Year two of my forest garden is getting underway with the temps starting to warm. My planting of perennial plants and trees will be a lot less ambitious than it was last year, when I was starting with a blank slate. I’ve bought a few trees and shrubs to plant this year, which will bring me pretty close to capacity in terms of how many larger plants I can actually fit into my limited space.
This weekend I built two raised beds for growing vegetables in the narrow strip of land on the west side of my house. This area of the yard has been a bit of a black whole so far — I’ve had a hard time figuring out exactly what to do with it. The main problem is that the water lines to the house are buried there, along with some drainage pipes, so I’ve been hesitant to plant anything with deep roots that might mess with the pipes.

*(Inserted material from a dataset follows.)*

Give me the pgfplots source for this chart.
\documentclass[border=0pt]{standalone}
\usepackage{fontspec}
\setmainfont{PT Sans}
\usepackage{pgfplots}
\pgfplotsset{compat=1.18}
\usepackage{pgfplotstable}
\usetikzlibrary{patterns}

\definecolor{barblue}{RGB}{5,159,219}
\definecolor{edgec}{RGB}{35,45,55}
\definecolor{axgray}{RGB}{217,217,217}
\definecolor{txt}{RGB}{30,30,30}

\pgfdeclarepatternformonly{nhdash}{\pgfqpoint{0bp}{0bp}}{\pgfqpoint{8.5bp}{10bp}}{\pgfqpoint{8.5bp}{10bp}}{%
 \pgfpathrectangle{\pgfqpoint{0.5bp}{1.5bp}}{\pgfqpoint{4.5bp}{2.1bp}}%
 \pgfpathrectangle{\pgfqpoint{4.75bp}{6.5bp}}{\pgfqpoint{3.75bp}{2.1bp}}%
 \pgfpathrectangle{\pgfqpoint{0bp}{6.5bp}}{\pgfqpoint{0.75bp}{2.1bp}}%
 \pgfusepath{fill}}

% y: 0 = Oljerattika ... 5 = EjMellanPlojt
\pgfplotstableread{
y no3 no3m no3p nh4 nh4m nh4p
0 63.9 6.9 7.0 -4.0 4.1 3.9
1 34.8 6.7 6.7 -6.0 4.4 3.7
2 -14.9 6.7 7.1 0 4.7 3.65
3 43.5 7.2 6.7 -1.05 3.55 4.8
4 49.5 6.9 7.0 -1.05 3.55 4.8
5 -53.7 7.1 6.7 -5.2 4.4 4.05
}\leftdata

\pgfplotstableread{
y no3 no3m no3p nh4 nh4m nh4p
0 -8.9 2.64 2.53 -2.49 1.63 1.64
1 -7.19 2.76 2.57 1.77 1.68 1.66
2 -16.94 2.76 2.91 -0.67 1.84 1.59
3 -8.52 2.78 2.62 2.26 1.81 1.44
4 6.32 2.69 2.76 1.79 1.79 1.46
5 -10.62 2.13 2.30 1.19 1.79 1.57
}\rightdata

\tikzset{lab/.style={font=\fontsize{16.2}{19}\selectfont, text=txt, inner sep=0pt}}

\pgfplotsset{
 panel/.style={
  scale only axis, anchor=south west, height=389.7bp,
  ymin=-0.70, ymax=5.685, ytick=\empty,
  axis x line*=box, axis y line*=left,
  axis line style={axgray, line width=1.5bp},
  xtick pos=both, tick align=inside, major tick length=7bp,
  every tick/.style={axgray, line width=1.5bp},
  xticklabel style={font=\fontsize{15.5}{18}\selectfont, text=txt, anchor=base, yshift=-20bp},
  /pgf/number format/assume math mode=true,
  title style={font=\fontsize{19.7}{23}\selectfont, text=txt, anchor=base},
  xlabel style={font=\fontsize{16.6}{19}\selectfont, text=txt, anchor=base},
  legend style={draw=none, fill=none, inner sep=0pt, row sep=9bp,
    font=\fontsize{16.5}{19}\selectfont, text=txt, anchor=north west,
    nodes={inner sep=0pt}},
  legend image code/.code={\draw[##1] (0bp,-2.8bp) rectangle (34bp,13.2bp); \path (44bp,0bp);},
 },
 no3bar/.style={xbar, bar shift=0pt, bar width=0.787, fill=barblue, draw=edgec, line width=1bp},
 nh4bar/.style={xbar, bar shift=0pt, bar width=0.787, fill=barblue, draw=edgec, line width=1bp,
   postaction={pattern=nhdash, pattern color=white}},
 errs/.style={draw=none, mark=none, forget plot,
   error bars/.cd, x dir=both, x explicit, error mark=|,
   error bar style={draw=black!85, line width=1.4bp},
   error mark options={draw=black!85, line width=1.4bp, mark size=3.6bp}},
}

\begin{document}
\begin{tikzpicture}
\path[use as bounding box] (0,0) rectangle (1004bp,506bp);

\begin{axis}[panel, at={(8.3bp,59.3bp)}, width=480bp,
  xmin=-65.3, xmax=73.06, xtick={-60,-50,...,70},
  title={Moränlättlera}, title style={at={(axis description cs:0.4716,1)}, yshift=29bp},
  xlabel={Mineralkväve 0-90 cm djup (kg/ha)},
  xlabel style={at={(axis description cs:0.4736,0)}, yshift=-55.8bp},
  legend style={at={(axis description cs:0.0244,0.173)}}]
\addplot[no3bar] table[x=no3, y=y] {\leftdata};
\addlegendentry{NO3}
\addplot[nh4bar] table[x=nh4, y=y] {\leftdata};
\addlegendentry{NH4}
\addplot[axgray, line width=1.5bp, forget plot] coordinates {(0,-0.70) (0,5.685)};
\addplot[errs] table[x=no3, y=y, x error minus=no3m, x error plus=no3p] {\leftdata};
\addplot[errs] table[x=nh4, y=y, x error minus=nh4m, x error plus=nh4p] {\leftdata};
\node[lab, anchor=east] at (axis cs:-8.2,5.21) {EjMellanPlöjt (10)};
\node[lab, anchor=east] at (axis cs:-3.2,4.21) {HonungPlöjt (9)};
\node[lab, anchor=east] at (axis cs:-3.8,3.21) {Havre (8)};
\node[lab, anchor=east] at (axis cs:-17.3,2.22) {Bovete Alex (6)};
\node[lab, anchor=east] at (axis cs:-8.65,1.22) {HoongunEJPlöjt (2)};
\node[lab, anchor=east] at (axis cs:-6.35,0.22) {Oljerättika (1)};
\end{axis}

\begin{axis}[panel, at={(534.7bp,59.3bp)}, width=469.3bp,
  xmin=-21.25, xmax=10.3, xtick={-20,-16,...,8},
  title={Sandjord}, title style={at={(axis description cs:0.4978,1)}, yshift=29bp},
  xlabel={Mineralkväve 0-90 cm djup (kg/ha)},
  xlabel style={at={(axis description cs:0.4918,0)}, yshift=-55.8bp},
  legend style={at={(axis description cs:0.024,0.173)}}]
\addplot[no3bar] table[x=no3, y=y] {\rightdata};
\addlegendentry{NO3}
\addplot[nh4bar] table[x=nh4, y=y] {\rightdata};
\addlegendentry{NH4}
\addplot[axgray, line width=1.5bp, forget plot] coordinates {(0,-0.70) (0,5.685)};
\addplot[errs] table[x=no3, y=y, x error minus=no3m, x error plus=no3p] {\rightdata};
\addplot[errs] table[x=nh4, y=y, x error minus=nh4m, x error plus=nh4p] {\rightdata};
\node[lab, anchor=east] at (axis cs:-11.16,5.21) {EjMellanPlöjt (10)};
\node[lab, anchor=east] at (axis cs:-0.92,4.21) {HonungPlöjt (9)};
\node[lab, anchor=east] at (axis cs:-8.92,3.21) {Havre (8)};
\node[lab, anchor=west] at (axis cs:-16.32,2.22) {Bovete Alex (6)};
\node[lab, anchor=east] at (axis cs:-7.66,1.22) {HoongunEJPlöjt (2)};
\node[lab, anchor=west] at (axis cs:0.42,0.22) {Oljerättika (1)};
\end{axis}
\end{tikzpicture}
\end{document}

I put a few rough beds there when we first moved in, but basically it was just overrun with dandelions. Last year when I was scattering all kinds of seeds willy nilly around my yard, I made the mistake of including dandelions since they are good nutrient accumulators. They are also a major pain in the ass once they start proliferating. But there was a silver lining.
Here’s what the site looked like before I set to weeding. Quite a mess.
Once I had the weeds out, I moved all of the good soil onto a tarp and levelled the land. Then I started constructing the raised beds.
I decided to make one 3 foot X 3 foot bed and another 3 foot X 10 foot bed. The only cutting I had to do was dicing up a few 2 X 4’s, so I kept it traditional with the saw. If I build anything more elaborate it’ll be time to get some power tools though.
I got the beds in position and levelled them as much as I was willing to.
I had a pile of semi-decent soil sitting in the yard which I used to fill the bottom half of the beds, then added a layer of uprooted dandelions thinking they will add some nutrients. I filled the rest of the beds with the soil from the tarp.
Fifteen bags of gravel later, I’m happy with the results. It’s not particularly beautiful, but very utilitarian, low maintenance, and a lot better than it was before.
I should be back again soon since I have a pile of driftwood sitting in the yard that needs distributing and the aforementioned other projects, which I’ll explain later. Bring the spring!